To the slow cooker add: beef mince, onion, garlic, dried Italian herbs, tomato paste, crushed tomatoes, and beef stock to the slow cooker. Season with salt and pepper. Stir well to combine and break up the mince as much as possible.
Cover and cook on high for 3–4 hours or low for 6–7 hours, until the mince is cooked through and the flavours have developed.
Once the bolognese is thick and rich, stir in the broken lasagna sheets. Press them gently into the sauce so they are fully submerged. Top up with water. Cover and cook on high for 40-60 minutes, or until the pasta is tender. Stir once halfway through to prevent sticking. Add a splash of stock or water if it looks too thick.
Serve hot in bowls topped with parmesan and fresh herbs.
Video
Notes
Cooking Tips for Beginners
Break the mince well—it helps prevent clumps.
Check pasta doneness toward the end to avoid mushiness.
Adjust seasoning after adding pasta; stock and tomato paste vary in saltiness.
Add extra water or stock if the sauce becomes too thick.
Layering ingredients (meat on bottom, sauce on top) can improve texture balance.
Serving Suggestions
Top with parmesan and fresh basil or parsley.
Serve with garlic bread or a slice of farmhouse loaf.
Pair with steamed greens or a side salad to round out the meal.
Use as a base for lasagna, baked ziti, or meat-filled bruschetta.
Pack leftovers in thermoses for warming work lunches.

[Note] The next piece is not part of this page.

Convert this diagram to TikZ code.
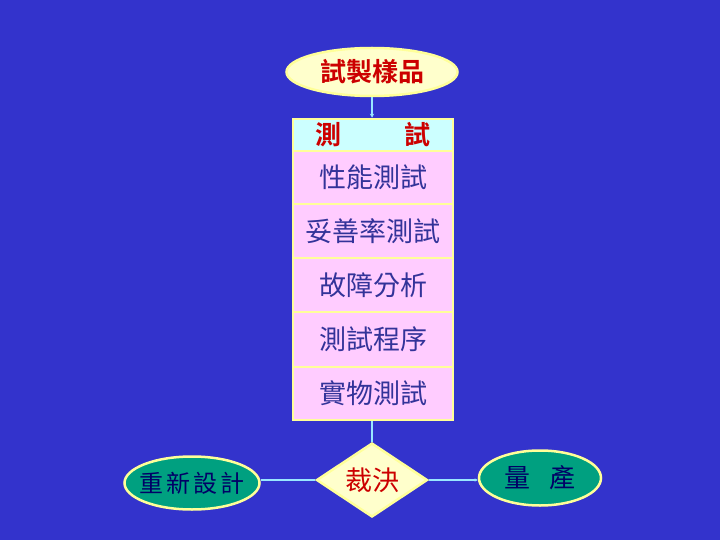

Make-Ahead or Prepare-Ahead Guidance
Combine base ingredients in the slow cooker or in a zip-lock bag the night before. Refrigerate.
Simply cook the next day and add pasta later.
Sauce freezes excellently—just defrost before reheating and adding pasta.
Freezer Friendly
You can freeze without lasagna sheets for up to 3 months. Defrost before reheating and stirring in pasta.
Storage Advice
Fridge: Keep in an airtight container up to 3 days.
Freezer: Store for 2–3 months without pasta.
Reheat: Gently on the stovetop or in the microwave with a splash of water or stock.
Meal Prep Instructions
Chop and combine all base ingredients.
Cook in slow cooker as directed.
Add pasta later, then portion into meal containers.
Reheat with fresh pasta or in a thermos for work lunches.
Substitutions
Vegetables:
Carrot & celery: finely diced and added at the start for hidden veg.
Zucchini: stirred in before or after pasta.
Mushrooms: sauté and add with base for extra earthy depth.
Proteins:
Pork mince: substitute half or all for beef.
Lentils: add a cup of cooked lentils with the base for plant-based twist.
Chicken mince: use 600 g and shorten cooking time slightly.
Helpful Hints
Use hot water when adding pasta to avoid temperature shock.
Stir halfway through to prevent sticking.
Add bay leaves or red wine for extra depth.
Reserve a little pasta water to loosen the sauce if needed.
Double the batch and freeze half for easy future meals.
FAQs
Do I need to brown the meat first? No—the slow cooker matures the flavours even without browning.
Can I use other pasta shapes? Yes—small pasta like penne, fusilli, or macaroni works well; just adjust timing.
Is this spicy? No—a mild, family-friendly sauce. Add chilli flakes for extra warmth.
Can I cook this on the stovetop? Yes—simmer covered for 45 min, then add broken pasta and cook until tender.
Can I use gluten-free pasta? Absolutely! Just check the cooking instructions for timing.